Stored dataset items
◆ ◆ ◆ ◆ ◆

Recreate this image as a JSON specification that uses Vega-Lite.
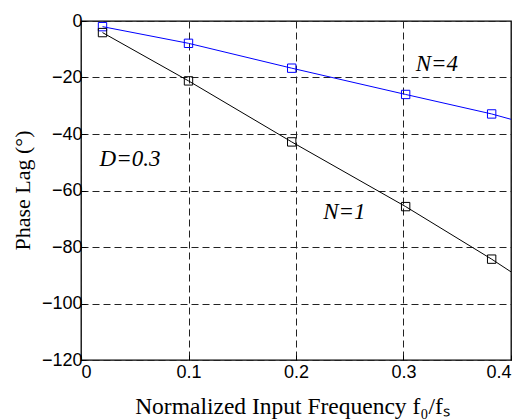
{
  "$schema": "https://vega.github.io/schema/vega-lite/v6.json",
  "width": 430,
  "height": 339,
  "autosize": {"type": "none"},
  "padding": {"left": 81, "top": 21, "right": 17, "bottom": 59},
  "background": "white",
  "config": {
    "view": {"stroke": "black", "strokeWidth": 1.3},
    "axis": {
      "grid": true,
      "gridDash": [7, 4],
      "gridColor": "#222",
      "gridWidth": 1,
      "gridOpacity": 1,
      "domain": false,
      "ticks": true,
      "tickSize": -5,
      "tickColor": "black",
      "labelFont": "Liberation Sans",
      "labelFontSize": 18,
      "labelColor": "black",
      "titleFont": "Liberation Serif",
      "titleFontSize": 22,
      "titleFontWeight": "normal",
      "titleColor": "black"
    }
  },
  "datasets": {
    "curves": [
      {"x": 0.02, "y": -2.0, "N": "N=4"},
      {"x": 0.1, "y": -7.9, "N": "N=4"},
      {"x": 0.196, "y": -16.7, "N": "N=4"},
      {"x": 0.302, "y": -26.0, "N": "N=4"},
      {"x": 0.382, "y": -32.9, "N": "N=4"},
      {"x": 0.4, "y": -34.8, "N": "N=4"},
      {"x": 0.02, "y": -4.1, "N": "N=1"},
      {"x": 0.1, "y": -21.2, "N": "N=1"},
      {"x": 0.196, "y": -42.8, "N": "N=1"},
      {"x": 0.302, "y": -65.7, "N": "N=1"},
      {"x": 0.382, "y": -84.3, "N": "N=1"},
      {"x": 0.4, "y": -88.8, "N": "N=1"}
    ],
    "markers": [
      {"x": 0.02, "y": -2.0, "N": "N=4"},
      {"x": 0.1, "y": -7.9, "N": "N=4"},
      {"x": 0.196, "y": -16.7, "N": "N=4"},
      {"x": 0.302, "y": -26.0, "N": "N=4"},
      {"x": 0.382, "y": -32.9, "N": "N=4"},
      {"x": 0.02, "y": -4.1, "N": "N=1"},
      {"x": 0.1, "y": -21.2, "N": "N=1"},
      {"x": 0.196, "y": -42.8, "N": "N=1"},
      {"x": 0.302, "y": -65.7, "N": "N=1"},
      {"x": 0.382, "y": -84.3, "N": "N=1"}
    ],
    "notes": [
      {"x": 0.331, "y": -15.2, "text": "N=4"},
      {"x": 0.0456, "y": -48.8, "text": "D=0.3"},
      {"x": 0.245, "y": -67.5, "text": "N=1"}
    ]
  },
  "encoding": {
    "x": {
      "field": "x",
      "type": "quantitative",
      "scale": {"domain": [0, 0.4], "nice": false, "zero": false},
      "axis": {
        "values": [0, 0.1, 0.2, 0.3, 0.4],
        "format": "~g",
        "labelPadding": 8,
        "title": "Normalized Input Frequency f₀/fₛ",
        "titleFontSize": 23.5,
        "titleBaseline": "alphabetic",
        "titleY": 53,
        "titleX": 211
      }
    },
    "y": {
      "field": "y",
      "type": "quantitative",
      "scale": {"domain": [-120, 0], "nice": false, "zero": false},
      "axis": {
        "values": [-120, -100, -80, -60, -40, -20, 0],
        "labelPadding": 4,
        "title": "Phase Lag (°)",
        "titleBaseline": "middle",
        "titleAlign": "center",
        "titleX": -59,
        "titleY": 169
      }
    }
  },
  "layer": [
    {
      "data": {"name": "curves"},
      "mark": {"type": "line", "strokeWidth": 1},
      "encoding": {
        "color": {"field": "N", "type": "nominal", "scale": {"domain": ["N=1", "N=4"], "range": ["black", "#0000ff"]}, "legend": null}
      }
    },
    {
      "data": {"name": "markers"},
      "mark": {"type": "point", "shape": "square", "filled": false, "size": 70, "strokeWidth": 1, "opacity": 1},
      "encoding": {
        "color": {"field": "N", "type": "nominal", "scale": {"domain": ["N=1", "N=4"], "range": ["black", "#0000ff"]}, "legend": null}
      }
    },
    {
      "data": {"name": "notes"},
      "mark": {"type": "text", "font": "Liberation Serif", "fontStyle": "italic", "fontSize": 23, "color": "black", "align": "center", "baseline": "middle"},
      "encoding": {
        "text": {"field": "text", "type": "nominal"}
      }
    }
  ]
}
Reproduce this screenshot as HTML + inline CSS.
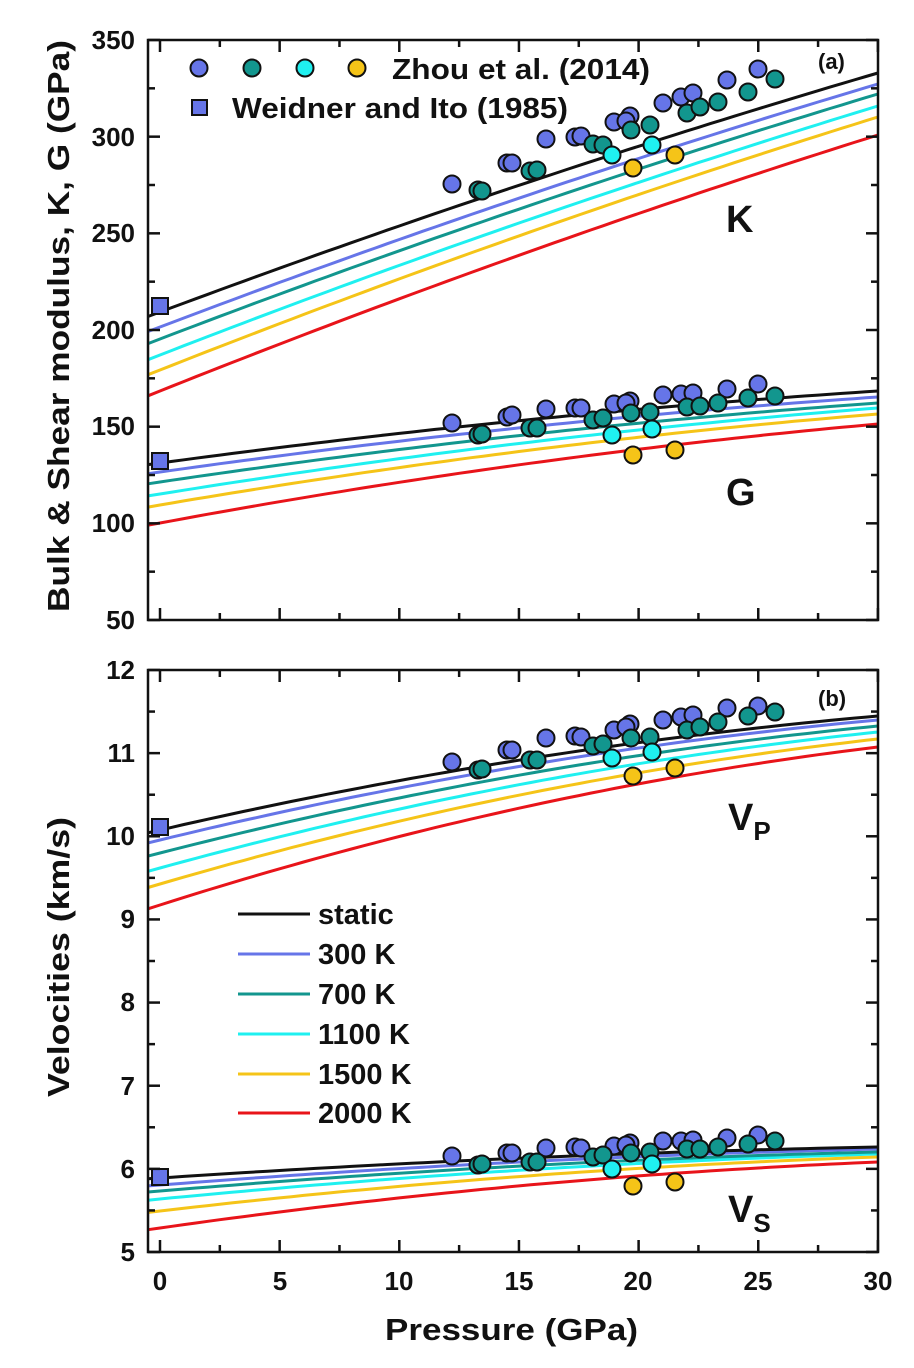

◆ ◆ ◆ ◆ ◆

# Problem description
Return each line from the material above exactly, but not the pictures.

# Result of the exercise
Recreate this image as a JSON specification that uses Vega-Lite.
{
  "$schema": "https://vega.github.io/schema/vega-lite/v6.json",
  "width": 430,
  "height": 339,
  "autosize": {"type": "none"},
  "padding": {"left": 81, "top": 21, "right": 17, "bottom": 59},
  "background": "white",
  "config": {
    "view": {"stroke": "black", "strokeWidth": 1.3},
    "axis": {
      "grid": true,
      "gridDash": [7, 4],
      "gridColor": "#222",
      "gridWidth": 1,
      "gridOpacity": 1,
      "domain": false,
      "ticks": true,
      "tickSize": -5,
      "tickColor": "black",
      "labelFont": "Liberation Sans",
      "labelFontSize": 18,
      "labelColor": "black",
      "titleFont": "Liberation Serif",
      "titleFontSize": 22,
      "titleFontWeight": "normal",
      "titleColor": "black"
    }
  },
  "datasets": {
    "curves": [
      {"x": 0.02, "y": -2.0, "N": "N=4"},
      {"x": 0.1, "y": -7.9, "N": "N=4"},
      {"x": 0.196, "y": -16.7, "N": "N=4"},
      {"x": 0.302, "y": -26.0, "N": "N=4"},
      {"x": 0.382, "y": -32.9, "N": "N=4"},
      {"x": 0.4, "y": -34.8, "N": "N=4"},
      {"x": 0.02, "y": -4.1, "N": "N=1"},
      {"x": 0.1, "y": -21.2, "N": "N=1"},
      {"x": 0.196, "y": -42.8, "N": "N=1"},
      {"x": 0.302, "y": -65.7, "N": "N=1"},
      {"x": 0.382, "y": -84.3, "N": "N=1"},
      {"x": 0.4, "y": -88.8, "N": "N=1"}
    ],
    "markers": [
      {"x": 0.02, "y": -2.0, "N": "N=4"},
      {"x": 0.1, "y": -7.9, "N": "N=4"},
      {"x": 0.196, "y": -16.7, "N": "N=4"},
      {"x": 0.302, "y": -26.0, "N": "N=4"},
      {"x": 0.382, "y": -32.9, "N": "N=4"},
      {"x": 0.02, "y": -4.1, "N": "N=1"},
      {"x": 0.1, "y": -21.2, "N": "N=1"},
      {"x": 0.196, "y": -42.8, "N": "N=1"},
      {"x": 0.302, "y": -65.7, "N": "N=1"},
      {"x": 0.382, "y": -84.3, "N": "N=1"}
    ],
    "notes": [
      {"x": 0.331, "y": -15.2, "text": "N=4"},
      {"x": 0.0456, "y": -48.8, "text": "D=0.3"},
      {"x": 0.245, "y": -67.5, "text": "N=1"}
    ]
  },
  "encoding": {
    "x": {
      "field": "x",
      "type": "quantitative",
      "scale": {"domain": [0, 0.4], "nice": false, "zero": false},
      "axis": {
        "values": [0, 0.1, 0.2, 0.3, 0.4],
        "format": "~g",
        "labelPadding": 8,
        "title": "Normalized Input Frequency f₀/fₛ",
        "titleFontSize": 23.5,
        "titleBaseline": "alphabetic",
        "titleY": 53,
        "titleX": 211
      }
    },
    "y": {
      "field": "y",
      "type": "quantitative",
      "scale": {"domain": [-120, 0], "nice": false, "zero": false},
      "axis": {
        "values": [-120, -100, -80, -60, -40, -20, 0],
        "labelPadding": 4,
        "title": "Phase Lag (°)",
        "titleBaseline": "middle",
        "titleAlign": "center",
        "titleX": -59,
        "titleY": 169
      }
    }
  },
  "layer": [
    {
      "data": {"name": "curves"},
      "mark": {"type": "line", "strokeWidth": 1},
      "encoding": {
        "color": {"field": "N", "type": "nominal", "scale": {"domain": ["N=1", "N=4"], "range": ["black", "#0000ff"]}, "legend": null}
      }
    },
    {
      "data": {"name": "markers"},
      "mark": {"type": "point", "shape": "square", "filled": false, "size": 70, "strokeWidth": 1, "opacity": 1},
      "encoding": {
        "color": {"field": "N", "type": "nominal", "scale": {"domain": ["N=1", "N=4"], "range": ["black", "#0000ff"]}, "legend": null}
      }
    },
    {
      "data": {"name": "notes"},
      "mark": {"type": "text", "font": "Liberation Serif", "fontStyle": "italic", "fontSize": 23, "color": "black", "align": "center", "baseline": "middle"},
      "encoding": {
        "text": {"field": "text", "type": "nominal"}
      }
    }
  ]
}
Reproduce this screenshot as HTML + inline CSS.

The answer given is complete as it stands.